*Exercise objective*. Lift out all lines below that contain "matplotlib".

** Start Source excerpt **

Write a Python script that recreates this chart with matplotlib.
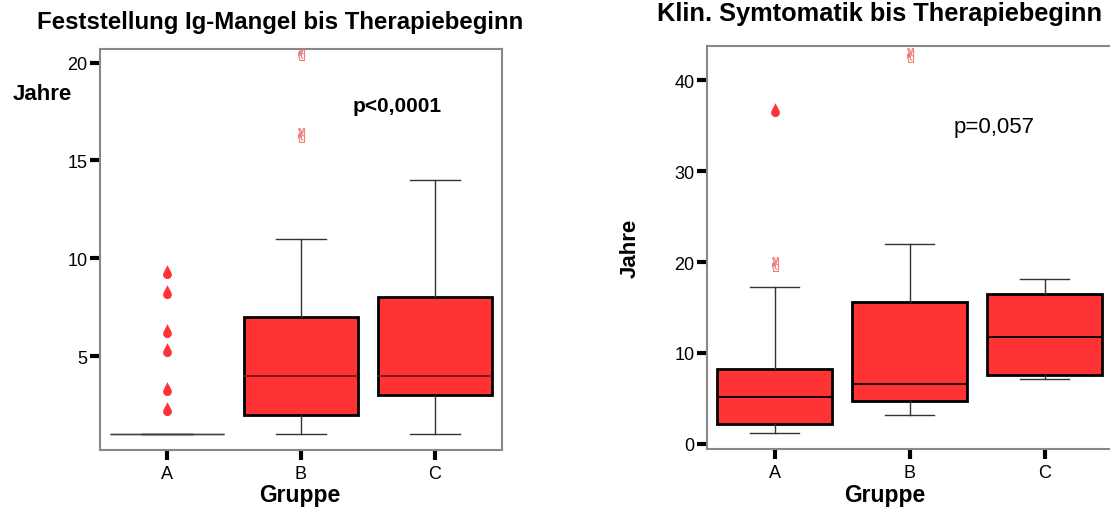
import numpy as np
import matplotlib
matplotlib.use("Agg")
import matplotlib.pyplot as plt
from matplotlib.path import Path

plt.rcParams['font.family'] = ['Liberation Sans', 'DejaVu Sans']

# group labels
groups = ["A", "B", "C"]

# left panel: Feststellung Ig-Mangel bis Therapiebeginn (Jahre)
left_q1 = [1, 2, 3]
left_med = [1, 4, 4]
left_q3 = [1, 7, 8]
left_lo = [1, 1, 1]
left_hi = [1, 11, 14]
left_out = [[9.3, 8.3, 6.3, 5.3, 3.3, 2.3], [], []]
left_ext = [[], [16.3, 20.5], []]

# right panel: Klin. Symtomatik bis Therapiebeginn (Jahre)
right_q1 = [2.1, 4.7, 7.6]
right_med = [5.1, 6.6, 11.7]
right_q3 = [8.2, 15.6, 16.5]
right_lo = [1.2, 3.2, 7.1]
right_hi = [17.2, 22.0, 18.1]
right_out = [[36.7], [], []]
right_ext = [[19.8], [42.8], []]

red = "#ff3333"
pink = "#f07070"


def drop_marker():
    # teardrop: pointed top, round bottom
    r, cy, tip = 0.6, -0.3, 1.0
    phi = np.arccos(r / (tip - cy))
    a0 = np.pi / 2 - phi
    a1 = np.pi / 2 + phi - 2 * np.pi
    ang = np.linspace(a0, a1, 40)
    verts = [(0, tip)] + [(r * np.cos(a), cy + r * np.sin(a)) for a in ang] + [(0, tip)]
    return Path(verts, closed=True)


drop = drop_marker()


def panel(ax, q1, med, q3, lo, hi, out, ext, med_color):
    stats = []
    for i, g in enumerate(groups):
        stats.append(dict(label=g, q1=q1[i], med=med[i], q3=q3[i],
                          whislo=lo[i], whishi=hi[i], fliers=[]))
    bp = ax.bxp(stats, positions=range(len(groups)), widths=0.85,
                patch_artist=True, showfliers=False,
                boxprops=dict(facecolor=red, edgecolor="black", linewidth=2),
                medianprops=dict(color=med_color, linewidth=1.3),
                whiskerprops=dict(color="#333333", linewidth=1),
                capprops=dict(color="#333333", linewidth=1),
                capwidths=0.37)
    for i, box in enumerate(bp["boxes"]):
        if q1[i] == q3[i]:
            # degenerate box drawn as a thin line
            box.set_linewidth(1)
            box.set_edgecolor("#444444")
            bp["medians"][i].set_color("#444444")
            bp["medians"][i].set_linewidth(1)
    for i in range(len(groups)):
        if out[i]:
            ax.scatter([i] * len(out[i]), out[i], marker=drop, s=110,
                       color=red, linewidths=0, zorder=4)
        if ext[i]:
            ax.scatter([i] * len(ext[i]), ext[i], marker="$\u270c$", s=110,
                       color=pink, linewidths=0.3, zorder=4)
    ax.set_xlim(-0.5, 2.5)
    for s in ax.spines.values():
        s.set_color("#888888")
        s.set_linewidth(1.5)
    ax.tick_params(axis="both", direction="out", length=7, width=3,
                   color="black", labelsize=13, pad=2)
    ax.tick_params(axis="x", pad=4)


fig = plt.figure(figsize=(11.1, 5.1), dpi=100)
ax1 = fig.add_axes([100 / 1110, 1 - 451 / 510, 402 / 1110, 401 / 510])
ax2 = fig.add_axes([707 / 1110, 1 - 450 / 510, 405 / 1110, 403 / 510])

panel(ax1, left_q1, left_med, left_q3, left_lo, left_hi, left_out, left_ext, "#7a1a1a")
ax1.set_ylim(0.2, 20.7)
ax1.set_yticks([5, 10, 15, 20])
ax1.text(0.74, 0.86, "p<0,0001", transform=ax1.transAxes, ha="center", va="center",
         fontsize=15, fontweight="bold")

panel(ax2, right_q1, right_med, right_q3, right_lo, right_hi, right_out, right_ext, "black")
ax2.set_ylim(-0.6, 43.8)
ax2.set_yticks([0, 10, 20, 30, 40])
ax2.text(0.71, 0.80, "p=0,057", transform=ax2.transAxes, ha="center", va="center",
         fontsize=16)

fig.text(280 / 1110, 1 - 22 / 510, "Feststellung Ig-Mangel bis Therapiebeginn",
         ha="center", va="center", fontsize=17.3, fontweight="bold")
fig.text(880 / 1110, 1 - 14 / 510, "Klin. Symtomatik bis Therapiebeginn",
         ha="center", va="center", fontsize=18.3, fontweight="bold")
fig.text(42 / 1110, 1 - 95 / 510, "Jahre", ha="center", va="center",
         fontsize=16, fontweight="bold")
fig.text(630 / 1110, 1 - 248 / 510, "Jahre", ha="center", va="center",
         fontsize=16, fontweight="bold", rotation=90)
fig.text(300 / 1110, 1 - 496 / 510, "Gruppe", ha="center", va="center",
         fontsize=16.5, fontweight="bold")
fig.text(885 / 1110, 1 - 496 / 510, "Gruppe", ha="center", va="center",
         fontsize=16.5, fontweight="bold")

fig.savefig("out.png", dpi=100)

** End Source excerpt **

*Result for this task*.
Write a Python script that recreates this chart with matplotlib.
import matplotlib
matplotlib.use("Agg")
import matplotlib.pyplot as plt
from matplotlib.path import Path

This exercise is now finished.